**What you are asked to do**
Quote every line below exactly and skip any picture.

**Recorded information**

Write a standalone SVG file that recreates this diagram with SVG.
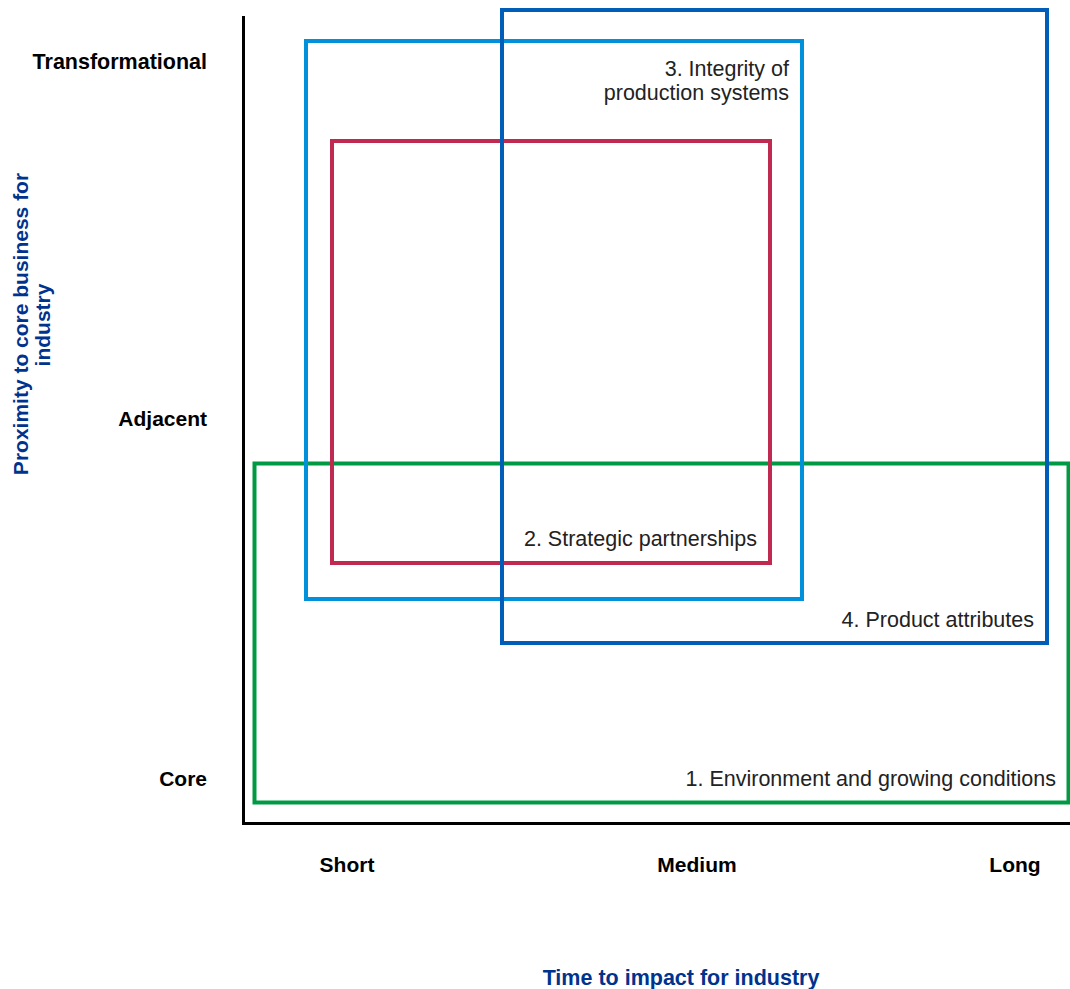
<svg xmlns="http://www.w3.org/2000/svg" width="1070" height="989" viewBox="0 0 1070 989">
<style>
.box{fill:none;stroke-width:4}
.lbl{font-family:"Liberation Sans",Arial,sans-serif;font-size:21.5px;fill:#222;text-anchor:end}
.tick{font-family:"Liberation Sans",Arial,sans-serif;font-size:21px;font-weight:bold;fill:#000}
.title{font-family:"Liberation Sans",Arial,sans-serif;font-size:21.5px;font-weight:bold;fill:#00338D;text-anchor:middle}
</style>
<rect width="1070" height="989" fill="#fff"/>
<g id="axes" fill="none" stroke="#000" stroke-width="3">
<polyline points="243.5,16 243.5,823.5 1070,823.5"/>
</g>
<g id="axis-labels">
<text class="tick" x="207" y="69" text-anchor="end" style="font-size:21.5px">Transformational</text>
<text class="tick" x="207" y="426" text-anchor="end">Adjacent</text>
<text class="tick" x="207" y="786" text-anchor="end">Core</text>
<text class="tick" x="347" y="872" text-anchor="middle">Short</text>
<text class="tick" x="697" y="872" text-anchor="middle">Medium</text>
<text class="tick" x="1015" y="872" text-anchor="middle">Long</text>
<text class="title" x="681" y="985">Time to impact for industry</text>
<text class="title" transform="rotate(-90)" style="font-size:21px"><tspan x="-324" y="28">Proximity to core business for</tspan><tspan x="-325" y="50">industry</tspan></text>
</g>
<g id="node1">
<rect class="box" x="254.5" y="463.5" width="814" height="339" stroke="#009A44"/>
<text class="lbl" x="1056" y="786">1. Environment and growing conditions</text>
</g>
<g id="node3">
<rect class="box" x="306" y="41" width="496" height="558" stroke="#0091DA"/>
<text class="lbl" x="789" y="76">3. Integrity of</text>
<text class="lbl" x="789" y="100">production systems</text>
</g>
<g id="node2">
<rect class="box" x="332" y="141" width="438" height="422" stroke="#C12A50"/>
<text class="lbl" x="757" y="546">2. Strategic partnerships</text>
</g>
<g id="node4">
<rect class="box" x="502" y="10" width="545" height="633" stroke="#005EB8"/>
<text class="lbl" x="1034" y="627">4. Product attributes</text>
</g>
</svg>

**The output**
Write a standalone SVG file that recreates this diagram with SVG.
<svg xmlns="http://www.w3.org/2000/svg" width="1070" height="989" viewBox="0 0 1070 989">
<style>
.box{fill:none;stroke-width:4}
.lbl{font-family:"Liberation Sans",Arial,sans-serif;font-size:21.5px;fill:#222;text-anchor:end}
.tick{font-family:"Liberation Sans",Arial,sans-serif;font-size:21px;font-weight:bold;fill:#000}
.title{font-family:"Liberation Sans",Arial,sans-serif;font-size:21.5px;font-weight:bold;fill:#00338D;text-anchor:middle}
</style>
<rect width="1070" height="989" fill="#fff"/>
<g id="axes" fill="none" stroke="#000" stroke-width="3">
<polyline points="243.5,16 243.5,823.5 1070,823.5"/>
</g>
<g id="axis-labels">
<text class="tick" x="207" y="69" text-anchor="end" style="font-size:21.5px">Transformational</text>
<text class="tick" x="207" y="426" text-anchor="end">Adjacent</text>
<text class="tick" x="207" y="786" text-anchor="end">Core</text>
<text class="tick" x="347" y="872" text-anchor="middle">Short</text>
<text class="tick" x="697" y="872" text-anchor="middle">Medium</text>
<text class="tick" x="1015" y="872" text-anchor="middle">Long</text>
<text class="title" x="681" y="985">Time to impact for industry</text>
<text class="title" transform="rotate(-90)" style="font-size:21px"><tspan x="-324" y="28">Proximity to core business for</tspan><tspan x="-325" y="50">industry</tspan></text>
</g>
<g id="node1">
<rect class="box" x="254.5" y="463.5" width="814" height="339" stroke="#009A44"/>
<text class="lbl" x="1056" y="786">1. Environment and growing conditions</text>
</g>
<g id="node3">
<rect class="box" x="306" y="41" width="496" height="558" stroke="#0091DA"/>
<text class="lbl" x="789" y="76">3. Integrity of</text>
<text class="lbl" x="789" y="100">production systems</text>
</g>
<g id="node2">
<rect class="box" x="332" y="141" width="438" height="422" stroke="#C12A50"/>
<text class="lbl" x="757" y="546">2. Strategic partnerships</text>
</g>
<g id="node4">
<rect class="box" x="502" y="10" width="545" height="633" stroke="#005EB8"/>
<text class="lbl" x="1034" y="627">4. Product attributes</text>
</g>
</svg>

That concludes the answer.